Objective:
Output every line exactly as written. Leave out pictures.
════════════════
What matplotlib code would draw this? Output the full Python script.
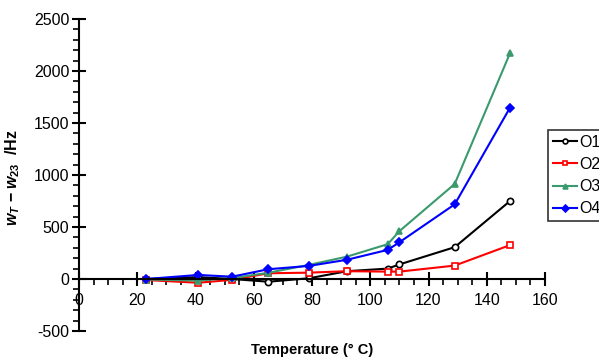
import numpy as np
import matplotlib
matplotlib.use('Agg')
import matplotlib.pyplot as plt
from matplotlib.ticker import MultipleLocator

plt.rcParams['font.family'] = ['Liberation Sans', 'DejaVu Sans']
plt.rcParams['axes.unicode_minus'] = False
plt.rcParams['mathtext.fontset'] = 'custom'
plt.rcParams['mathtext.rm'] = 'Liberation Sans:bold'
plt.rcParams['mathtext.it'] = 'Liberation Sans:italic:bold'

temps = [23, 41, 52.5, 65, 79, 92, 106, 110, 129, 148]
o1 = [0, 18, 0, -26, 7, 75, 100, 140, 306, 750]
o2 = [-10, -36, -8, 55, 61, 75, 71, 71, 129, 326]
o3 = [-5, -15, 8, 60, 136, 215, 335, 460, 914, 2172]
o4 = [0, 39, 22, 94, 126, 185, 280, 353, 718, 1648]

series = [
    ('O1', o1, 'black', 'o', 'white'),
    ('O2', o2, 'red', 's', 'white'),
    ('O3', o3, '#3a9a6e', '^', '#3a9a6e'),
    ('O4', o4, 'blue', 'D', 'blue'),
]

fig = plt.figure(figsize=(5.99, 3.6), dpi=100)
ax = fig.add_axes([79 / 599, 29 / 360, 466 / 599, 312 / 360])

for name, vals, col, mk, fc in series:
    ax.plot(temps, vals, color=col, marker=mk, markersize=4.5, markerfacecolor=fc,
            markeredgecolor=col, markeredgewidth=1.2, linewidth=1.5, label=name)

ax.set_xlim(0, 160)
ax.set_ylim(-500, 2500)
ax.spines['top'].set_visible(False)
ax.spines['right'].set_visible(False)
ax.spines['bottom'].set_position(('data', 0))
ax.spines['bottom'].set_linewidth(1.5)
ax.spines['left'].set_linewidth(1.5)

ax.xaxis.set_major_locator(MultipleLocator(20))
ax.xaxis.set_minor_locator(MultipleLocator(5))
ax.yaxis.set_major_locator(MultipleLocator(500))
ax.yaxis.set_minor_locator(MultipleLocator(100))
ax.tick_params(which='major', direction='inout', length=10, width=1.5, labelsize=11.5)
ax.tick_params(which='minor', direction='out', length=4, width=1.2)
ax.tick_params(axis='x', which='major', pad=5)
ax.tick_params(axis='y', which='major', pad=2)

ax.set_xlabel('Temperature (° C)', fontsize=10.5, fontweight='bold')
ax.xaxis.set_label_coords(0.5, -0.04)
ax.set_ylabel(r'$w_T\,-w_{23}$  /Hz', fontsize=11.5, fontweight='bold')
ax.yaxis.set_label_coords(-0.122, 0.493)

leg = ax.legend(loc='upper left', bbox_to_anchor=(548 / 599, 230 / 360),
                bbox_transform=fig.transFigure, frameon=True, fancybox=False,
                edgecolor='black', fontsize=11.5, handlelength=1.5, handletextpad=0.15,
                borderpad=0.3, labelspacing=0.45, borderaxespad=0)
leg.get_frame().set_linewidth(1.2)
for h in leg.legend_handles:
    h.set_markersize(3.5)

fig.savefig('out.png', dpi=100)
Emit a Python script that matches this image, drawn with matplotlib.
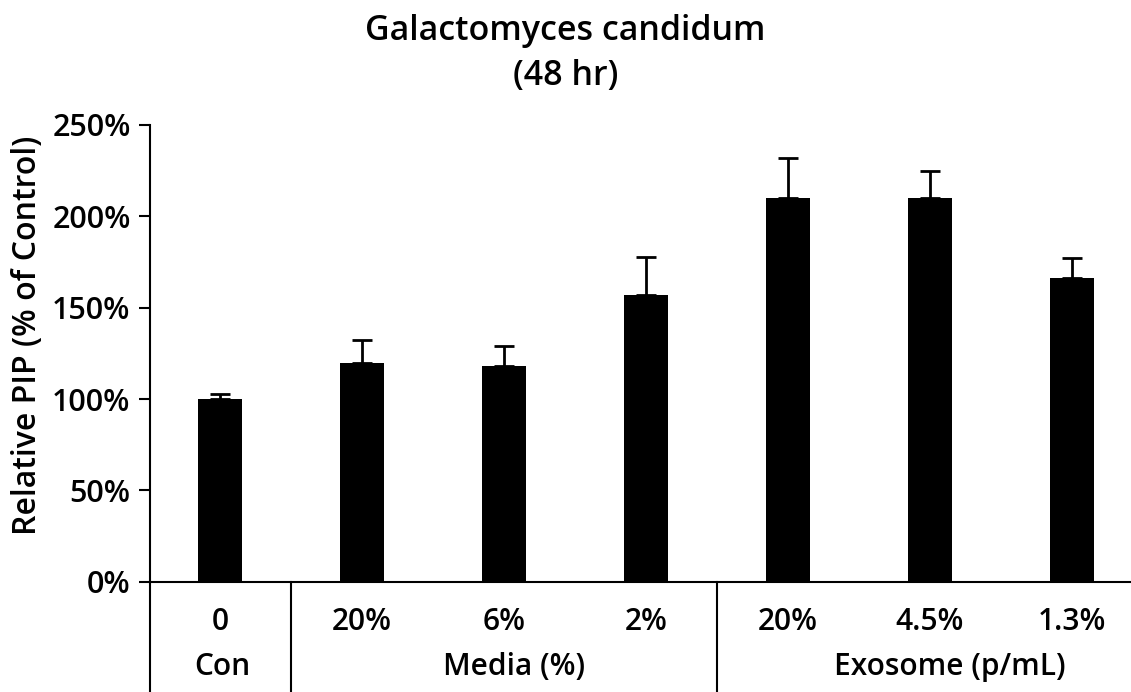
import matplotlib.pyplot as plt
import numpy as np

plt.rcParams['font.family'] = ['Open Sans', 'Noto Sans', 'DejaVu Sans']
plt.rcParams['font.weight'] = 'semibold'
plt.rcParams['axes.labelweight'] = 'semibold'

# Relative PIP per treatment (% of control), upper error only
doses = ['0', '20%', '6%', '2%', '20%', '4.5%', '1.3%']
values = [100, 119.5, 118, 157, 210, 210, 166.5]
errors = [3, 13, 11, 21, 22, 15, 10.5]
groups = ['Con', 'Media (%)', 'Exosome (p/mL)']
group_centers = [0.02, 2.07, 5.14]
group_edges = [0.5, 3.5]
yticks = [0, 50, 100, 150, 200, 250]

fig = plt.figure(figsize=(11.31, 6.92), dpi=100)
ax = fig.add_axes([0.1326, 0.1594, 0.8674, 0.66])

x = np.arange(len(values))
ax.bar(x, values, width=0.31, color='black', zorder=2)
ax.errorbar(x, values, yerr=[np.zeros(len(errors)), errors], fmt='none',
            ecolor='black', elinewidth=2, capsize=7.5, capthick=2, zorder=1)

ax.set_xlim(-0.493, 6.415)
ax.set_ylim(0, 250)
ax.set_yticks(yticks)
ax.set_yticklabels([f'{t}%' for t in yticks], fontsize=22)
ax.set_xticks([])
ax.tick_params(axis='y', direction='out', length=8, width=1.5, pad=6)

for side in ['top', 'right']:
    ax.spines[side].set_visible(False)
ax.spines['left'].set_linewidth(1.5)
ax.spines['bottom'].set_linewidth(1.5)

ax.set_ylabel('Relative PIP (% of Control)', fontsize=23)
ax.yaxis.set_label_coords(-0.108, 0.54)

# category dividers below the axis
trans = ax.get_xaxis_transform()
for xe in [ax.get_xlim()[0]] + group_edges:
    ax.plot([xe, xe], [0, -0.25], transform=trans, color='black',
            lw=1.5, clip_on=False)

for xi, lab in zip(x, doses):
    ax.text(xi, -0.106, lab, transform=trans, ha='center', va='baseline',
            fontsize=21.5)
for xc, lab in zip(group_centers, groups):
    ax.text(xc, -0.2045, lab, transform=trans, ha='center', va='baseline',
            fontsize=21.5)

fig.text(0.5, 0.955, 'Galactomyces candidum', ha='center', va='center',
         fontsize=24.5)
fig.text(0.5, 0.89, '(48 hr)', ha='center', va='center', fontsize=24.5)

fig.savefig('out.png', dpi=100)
════════════════
Solution:
What matplotlib code would draw this? Output the full Python script.
import numpy as np
import matplotlib
matplotlib.use('Agg')
import matplotlib.pyplot as plt
from matplotlib.ticker import MultipleLocator

plt.rcParams['font.family'] = ['Liberation Sans', 'DejaVu Sans']
plt.rcParams['axes.unicode_minus'] = False
plt.rcParams['mathtext.fontset'] = 'custom'
plt.rcParams['mathtext.rm'] = 'Liberation Sans:bold'
plt.rcParams['mathtext.it'] = 'Liberation Sans:italic:bold'

temps = [23, 41, 52.5, 65, 79, 92, 106, 110, 129, 148]
o1 = [0, 18, 0, -26, 7, 75, 100, 140, 306, 750]
o2 = [-10, -36, -8, 55, 61, 75, 71, 71, 129, 326]
o3 = [-5, -15, 8, 60, 136, 215, 335, 460, 914, 2172]
o4 = [0, 39, 22, 94, 126, 185, 280, 353, 718, 1648]

series = [
    ('O1', o1, 'black', 'o', 'white'),
    ('O2', o2, 'red', 's', 'white'),
    ('O3', o3, '#3a9a6e', '^', '#3a9a6e'),
    ('O4', o4, 'blue', 'D', 'blue'),
]

fig = plt.figure(figsize=(5.99, 3.6), dpi=100)
ax = fig.add_axes([79 / 599, 29 / 360, 466 / 599, 312 / 360])

for name, vals, col, mk, fc in series:
    ax.plot(temps, vals, color=col, marker=mk, markersize=4.5, markerfacecolor=fc,
            markeredgecolor=col, markeredgewidth=1.2, linewidth=1.5, label=name)

ax.set_xlim(0, 160)
ax.set_ylim(-500, 2500)
ax.spines['top'].set_visible(False)
ax.spines['right'].set_visible(False)
ax.spines['bottom'].set_position(('data', 0))
ax.spines['bottom'].set_linewidth(1.5)
ax.spines['left'].set_linewidth(1.5)

ax.xaxis.set_major_locator(MultipleLocator(20))
ax.xaxis.set_minor_locator(MultipleLocator(5))
ax.yaxis.set_major_locator(MultipleLocator(500))
ax.yaxis.set_minor_locator(MultipleLocator(100))
ax.tick_params(which='major', direction='inout', length=10, width=1.5, labelsize=11.5)
ax.tick_params(which='minor', direction='out', length=4, width=1.2)
ax.tick_params(axis='x', which='major', pad=5)
ax.tick_params(axis='y', which='major', pad=2)

ax.set_xlabel('Temperature (° C)', fontsize=10.5, fontweight='bold')
ax.xaxis.set_label_coords(0.5, -0.04)
ax.set_ylabel(r'$w_T\,-w_{23}$  /Hz', fontsize=11.5, fontweight='bold')
ax.yaxis.set_label_coords(-0.122, 0.493)

leg = ax.legend(loc='upper left', bbox_to_anchor=(548 / 599, 230 / 360),
                bbox_transform=fig.transFigure, frameon=True, fancybox=False,
                edgecolor='black', fontsize=11.5, handlelength=1.5, handletextpad=0.15,
                borderpad=0.3, labelspacing=0.45, borderaxespad=0)
leg.get_frame().set_linewidth(1.2)
for h in leg.legend_handles:
    h.set_markersize(3.5)

fig.savefig('out.png', dpi=100)
Emit a Python script that matches this image, drawn with matplotlib.
import matplotlib.pyplot as plt
import numpy as np

plt.rcParams['font.family'] = ['Open Sans', 'Noto Sans', 'DejaVu Sans']
plt.rcParams['font.weight'] = 'semibold'
plt.rcParams['axes.labelweight'] = 'semibold'

# Relative PIP per treatment (% of control), upper error only
doses = ['0', '20%', '6%', '2%', '20%', '4.5%', '1.3%']
values = [100, 119.5, 118, 157, 210, 210, 166.5]
errors = [3, 13, 11, 21, 22, 15, 10.5]
groups = ['Con', 'Media (%)', 'Exosome (p/mL)']
group_centers = [0.02, 2.07, 5.14]
group_edges = [0.5, 3.5]
yticks = [0, 50, 100, 150, 200, 250]

fig = plt.figure(figsize=(11.31, 6.92), dpi=100)
ax = fig.add_axes([0.1326, 0.1594, 0.8674, 0.66])

x = np.arange(len(values))
ax.bar(x, values, width=0.31, color='black', zorder=2)
ax.errorbar(x, values, yerr=[np.zeros(len(errors)), errors], fmt='none',
            ecolor='black', elinewidth=2, capsize=7.5, capthick=2, zorder=1)

ax.set_xlim(-0.493, 6.415)
ax.set_ylim(0, 250)
ax.set_yticks(yticks)
ax.set_yticklabels([f'{t}%' for t in yticks], fontsize=22)
ax.set_xticks([])
ax.tick_params(axis='y', direction='out', length=8, width=1.5, pad=6)

for side in ['top', 'right']:
    ax.spines[side].set_visible(False)
ax.spines['left'].set_linewidth(1.5)
ax.spines['bottom'].set_linewidth(1.5)

ax.set_ylabel('Relative PIP (% of Control)', fontsize=23)
ax.yaxis.set_label_coords(-0.108, 0.54)

# category dividers below the axis
trans = ax.get_xaxis_transform()
for xe in [ax.get_xlim()[0]] + group_edges:
    ax.plot([xe, xe], [0, -0.25], transform=trans, color='black',
            lw=1.5, clip_on=False)

for xi, lab in zip(x, doses):
    ax.text(xi, -0.106, lab, transform=trans, ha='center', va='baseline',
            fontsize=21.5)
for xc, lab in zip(group_centers, groups):
    ax.text(xc, -0.2045, lab, transform=trans, ha='center', va='baseline',
            fontsize=21.5)

fig.text(0.5, 0.955, 'Galactomyces candidum', ha='center', va='center',
         fontsize=24.5)
fig.text(0.5, 0.89, '(48 hr)', ha='center', va='center', fontsize=24.5)

fig.savefig('out.png', dpi=100)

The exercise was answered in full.